* WHAT YOU SHOULD DO:
Leave the pictures out. Return all other data exactly.

* SOURCE MATERIAL:
==============================

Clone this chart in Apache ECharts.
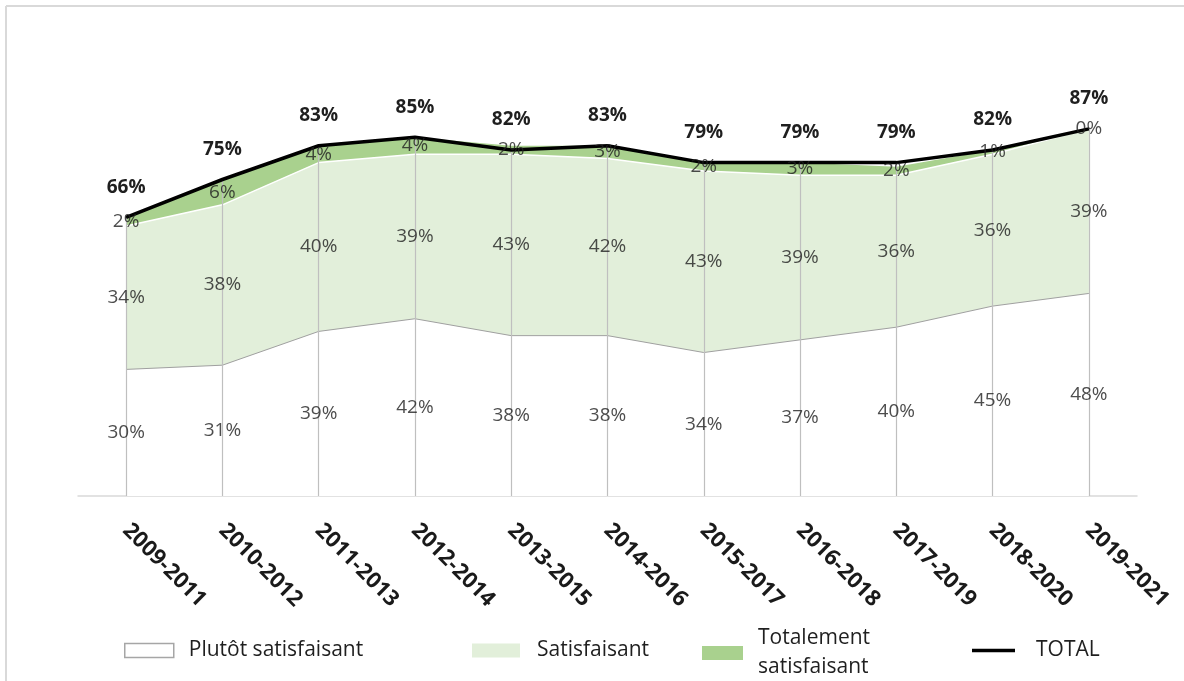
<!DOCTYPE html>
<html>
<head>
<meta charset="utf-8">
<script src="https://cdn.jsdelivr.net/npm/echarts@6/dist/echarts.min.js"></script>
<style>
  html, body { margin: 0; padding: 0; background: #ffffff; }
  #chart { width: 1184px; height: 681px; }
</style>
</head>
<body>
<div id="chart"></div>
<script>
// Périodes triennales
const periods = ['2009-2011', '2010-2012', '2011-2013', '2012-2014', '2013-2015', '2014-2016',
                 '2015-2017', '2016-2018', '2017-2019', '2018-2020', '2019-2021'];
// Parts (%) par niveau de satisfaction
const plutotSatisfaisant = [30, 31, 39, 42, 38, 38, 34, 37, 40, 45, 48];
const satisfaisant       = [34, 38, 40, 39, 43, 42, 43, 39, 36, 36, 39];
const totalementSatisf   = [2, 6, 4, 4, 2, 3, 2, 3, 2, 1, 0];
const total              = [66, 75, 83, 85, 82, 83, 79, 79, 79, 82, 87];

const FONT = '"Open Sans", "Noto Sans", sans-serif';

// Labels placed at the middle of each stacked band
function bandLabels(values, base) {
  return values.map((v, i) => [i, base[i] + v / 2, v]);
}
const zeros = periods.map(() => 0);
const base2 = plutotSatisfaisant.slice();
const base3 = plutotSatisfaisant.map((v, i) => v + satisfaisant[i]);

function labelSeries(name, values, base) {
  return {
    name: name + '-labels',
    type: 'scatter',
    data: bandLabels(values, base),
    symbolSize: 0,
    silent: true,
    z: 6,
    label: {
      show: true,
      position: 'inside',
      formatter: p => p.value[2] + '%',
      fontFamily: FONT,
      fontSize: 19,
      color: '#202020'
    }
  };
}

const legendText = { fontFamily: FONT, fontSize: 21, color: '#1f1f1f' };

const chart = echarts.init(document.getElementById('chart'), null, { renderer: 'canvas' });

chart.setOption({
  animation: false,
  backgroundColor: '#ffffff',
  grid: { left: 78, right: 47, top: 74, bottom: 185 },
  xAxis: {
    type: 'category',
    data: periods,
    boundaryGap: true,
    axisLine: { show: true, lineStyle: { color: '#d9d9d9', width: 1.5 } },
    axisTick: { show: false },
    splitLine: { show: false },
    axisLabel: {
      interval: 0,
      rotate: -45,
      margin: 31,
      fontFamily: FONT,
      fontSize: 22,
      fontWeight: 'bold',
      color: '#1a1a1a'
    }
  },
  yAxis: {
    type: 'value',
    min: 0,
    max: 100,
    show: false,
    splitLine: { show: false }
  },
  legend: [
    {
      left: 119, top: 635, itemWidth: 49, itemHeight: 14, itemGap: 0,
      selectedMode: false,
      textStyle: Object.assign({ padding: [0, 0, 0, 10] }, legendText),
      data: [{ name: 'Plutôt satisfaisant', icon: 'rect',
               itemStyle: { color: '#ffffff', borderColor: '#a6a6a6', borderWidth: 1.5 } }]
    },
    {
      left: 467, top: 635, itemWidth: 48, itemHeight: 14, itemGap: 0,
      selectedMode: false,
      textStyle: Object.assign({ padding: [0, 0, 0, 12] }, legendText),
      data: [{ name: 'Satisfaisant', icon: 'rect', itemStyle: { color: '#e2efda', borderWidth: 0 } }]
    },
    {
      left: 697, top: 619, itemWidth: 41, itemHeight: 14, itemGap: 0,
      selectedMode: false,
      formatter: () => 'Totalement\nsatisfaisant',
      textStyle: Object.assign({ lineHeight: 29, padding: [0, 0, 0, 10] }, legendText),
      data: [{ name: 'Totalement satisfaisant', icon: 'rect', itemStyle: { color: '#a9d18e', borderWidth: 0 } }]
    },
    {
      left: 967, top: 635, itemWidth: 43, itemHeight: 3.5, itemGap: 0,
      selectedMode: false,
      textStyle: Object.assign({ padding: [0, 0, 0, 16] }, legendText),
      data: [{ name: 'TOTAL', icon: 'rect', itemStyle: { color: '#000000', borderWidth: 0 } }]
    }
  ],
  graphic: [
    { type: 'line', shape: { x1: 6, y1: 6, x2: 1184, y2: 6 }, style: { stroke: '#d9d9d9', lineWidth: 2 }, silent: true },
    { type: 'line', shape: { x1: 6, y1: 6, x2: 6, y2: 681 }, style: { stroke: '#d9d9d9', lineWidth: 2 }, silent: true }
  ],
  series: [
    {
      name: 'Plutôt satisfaisant',
      type: 'line',
      stack: 'satisfaction',
      data: plutotSatisfaisant,
      symbol: 'none',
      z: 2,
      lineStyle: { color: '#a0a0a0', width: 1 },
      itemStyle: { color: '#ffffff' },
      areaStyle: { color: '#ffffff', opacity: 1 }
    },
    {
      name: 'Satisfaisant',
      type: 'line',
      stack: 'satisfaction',
      data: satisfaisant,
      symbol: 'none',
      z: 2,
      lineStyle: { color: '#ffffff', width: 1.5 },
      itemStyle: { color: '#e2efda' },
      areaStyle: { color: '#e2efda', opacity: 1 }
    },
    {
      name: 'Totalement satisfaisant',
      type: 'line',
      stack: 'satisfaction',
      data: totalementSatisf,
      symbol: 'none',
      z: 2,
      lineStyle: { width: 0 },
      itemStyle: { color: '#a9d18e' },
      areaStyle: { color: '#a9d18e', opacity: 1 }
    },
    {
      name: 'TOTAL',
      type: 'line',
      data: total,
      symbol: 'circle',
      symbolSize: 1,
      showSymbol: true,
      z: 5,
      lineStyle: { color: '#000000', width: 3.5 },
      itemStyle: { color: '#000000' },
      label: {
        show: true,
        position: 'top',
        distance: 20,
        formatter: p => p.value + '%',
        fontFamily: FONT,
        fontSize: 19,
        fontWeight: 'bold',
        color: '#1f1f1f'
      },
      labelLayout: { hideOverlap: false },
      markLine: {
        silent: true,
        symbol: 'none',
        z: 3,
        label: { show: false },
        lineStyle: { color: '#bfbfbf', width: 1.2, type: 'solid' },
        data: periods.map((c, i) => [{ coord: [c, 0] }, { coord: [c, total[i]] }])
      }
    },
    labelSeries('Plutôt satisfaisant', plutotSatisfaisant, zeros),
    labelSeries('Satisfaisant', satisfaisant, base2),
    labelSeries('Totalement satisfaisant', totalementSatisf, base3)
  ]
});
</script>
</body>
</html>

==============================

* ANSWER FOR THIS EXERCISE:
Clone this chart in Apache ECharts.
<!DOCTYPE html>
<html>
<head>
<meta charset="utf-8">
<script src="https://cdn.jsdelivr.net/npm/echarts@6/dist/echarts.min.js"></script>
<style>
  html, body { margin: 0; padding: 0; background: #ffffff; }
  #chart { width: 1184px; height: 681px; }
</style>
</head>
<body>
<div id="chart"></div>
<script>
// Périodes triennales
const periods = ['2009-2011', '2010-2012', '2011-2013', '2012-2014', '2013-2015', '2014-2016',
                 '2015-2017', '2016-2018', '2017-2019', '2018-2020', '2019-2021'];
// Parts (%) par niveau de satisfaction
const plutotSatisfaisant = [30, 31, 39, 42, 38, 38, 34, 37, 40, 45, 48];
const satisfaisant       = [34, 38, 40, 39, 43, 42, 43, 39, 36, 36, 39];
const totalementSatisf   = [2, 6, 4, 4, 2, 3, 2, 3, 2, 1, 0];
const total              = [66, 75, 83, 85, 82, 83, 79, 79, 79, 82, 87];

const FONT = '"Open Sans", "Noto Sans", sans-serif';

// Labels placed at the middle of each stacked band
function bandLabels(values, base) {
  return values.map((v, i) => [i, base[i] + v / 2, v]);
}
const zeros = periods.map(() => 0);
const base2 = plutotSatisfaisant.slice();
const base3 = plutotSatisfaisant.map((v, i) => v + satisfaisant[i]);

function labelSeries(name, values, base) {
  return {
    name: name + '-labels',
    type: 'scatter',
    data: bandLabels(values, base),
    symbolSize: 0,
    silent: true,
    z: 6,
    label: {
      show: true,
      position: 'inside',
      formatter: p => p.value[2] + '%',
      fontFamily: FONT,
      fontSize: 19,
      color: '#202020'
    }
  };
}

const legendText = { fontFamily: FONT, fontSize: 21, color: '#1f1f1f' };

const chart = echarts.init(document.getElementById('chart'), null, { renderer: 'canvas' });

chart.setOption({
  animation: false,
  backgroundColor: '#ffffff',
  grid: { left: 78, right: 47, top: 74, bottom: 185 },
  xAxis: {
    type: 'category',
    data: periods,
    boundaryGap: true,
    axisLine: { show: true, lineStyle: { color: '#d9d9d9', width: 1.5 } },
    axisTick: { show: false },
    splitLine: { show: false },
    axisLabel: {
      interval: 0,
      rotate: -45,
      margin: 31,
      fontFamily: FONT,
      fontSize: 22,
      fontWeight: 'bold',
      color: '#1a1a1a'
    }
  },
  yAxis: {
    type: 'value',
    min: 0,
    max: 100,
    show: false,
    splitLine: { show: false }
  },
  legend: [
    {
      left: 119, top: 635, itemWidth: 49, itemHeight: 14, itemGap: 0,
      selectedMode: false,
      textStyle: Object.assign({ padding: [0, 0, 0, 10] }, legendText),
      data: [{ name: 'Plutôt satisfaisant', icon: 'rect',
               itemStyle: { color: '#ffffff', borderColor: '#a6a6a6', borderWidth: 1.5 } }]
    },
    {
      left: 467, top: 635, itemWidth: 48, itemHeight: 14, itemGap: 0,
      selectedMode: false,
      textStyle: Object.assign({ padding: [0, 0, 0, 12] }, legendText),
      data: [{ name: 'Satisfaisant', icon: 'rect', itemStyle: { color: '#e2efda', borderWidth: 0 } }]
    },
    {
      left: 697, top: 619, itemWidth: 41, itemHeight: 14, itemGap: 0,
      selectedMode: false,
      formatter: () => 'Totalement\nsatisfaisant',
      textStyle: Object.assign({ lineHeight: 29, padding: [0, 0, 0, 10] }, legendText),
      data: [{ name: 'Totalement satisfaisant', icon: 'rect', itemStyle: { color: '#a9d18e', borderWidth: 0 } }]
    },
    {
      left: 967, top: 635, itemWidth: 43, itemHeight: 3.5, itemGap: 0,
      selectedMode: false,
      textStyle: Object.assign({ padding: [0, 0, 0, 16] }, legendText),
      data: [{ name: 'TOTAL', icon: 'rect', itemStyle: { color: '#000000', borderWidth: 0 } }]
    }
  ],
  graphic: [
    { type: 'line', shape: { x1: 6, y1: 6, x2: 1184, y2: 6 }, style: { stroke: '#d9d9d9', lineWidth: 2 }, silent: true },
    { type: 'line', shape: { x1: 6, y1: 6, x2: 6, y2: 681 }, style: { stroke: '#d9d9d9', lineWidth: 2 }, silent: true }
  ],
  series: [
    {
      name: 'Plutôt satisfaisant',
      type: 'line',
      stack: 'satisfaction',
      data: plutotSatisfaisant,
      symbol: 'none',
      z: 2,
      lineStyle: { color: '#a0a0a0', width: 1 },
      itemStyle: { color: '#ffffff' },
      areaStyle: { color: '#ffffff', opacity: 1 }
    },
    {
      name: 'Satisfaisant',
      type: 'line',
      stack: 'satisfaction',
      data: satisfaisant,
      symbol: 'none',
      z: 2,
      lineStyle: { color: '#ffffff', width: 1.5 },
      itemStyle: { color: '#e2efda' },
      areaStyle: { color: '#e2efda', opacity: 1 }
    },
    {
      name: 'Totalement satisfaisant',
      type: 'line',
      stack: 'satisfaction',
      data: totalementSatisf,
      symbol: 'none',
      z: 2,
      lineStyle: { width: 0 },
      itemStyle: { color: '#a9d18e' },
      areaStyle: { color: '#a9d18e', opacity: 1 }
    },
    {
      name: 'TOTAL',
      type: 'line',
      data: total,
      symbol: 'circle',
      symbolSize: 1,
      showSymbol: true,
      z: 5,
      lineStyle: { color: '#000000', width: 3.5 },
      itemStyle: { color: '#000000' },
      label: {
        show: true,
        position: 'top',
        distance: 20,
        formatter: p => p.value + '%',
        fontFamily: FONT,
        fontSize: 19,
        fontWeight: 'bold',
        color: '#1f1f1f'
      },
      labelLayout: { hideOverlap: false },
      markLine: {
        silent: true,
        symbol: 'none',
        z: 3,
        label: { show: false },
        lineStyle: { color: '#bfbfbf', width: 1.2, type: 'solid' },
        data: periods.map((c, i) => [{ coord: [c, 0] }, { coord: [c, total[i]] }])
      }
    },
    labelSeries('Plutôt satisfaisant', plutotSatisfaisant, zeros),
    labelSeries('Satisfaisant', satisfaisant, base2),
    labelSeries('Totalement satisfaisant', totalementSatisf, base3)
  ]
});
</script>
</body>
</html>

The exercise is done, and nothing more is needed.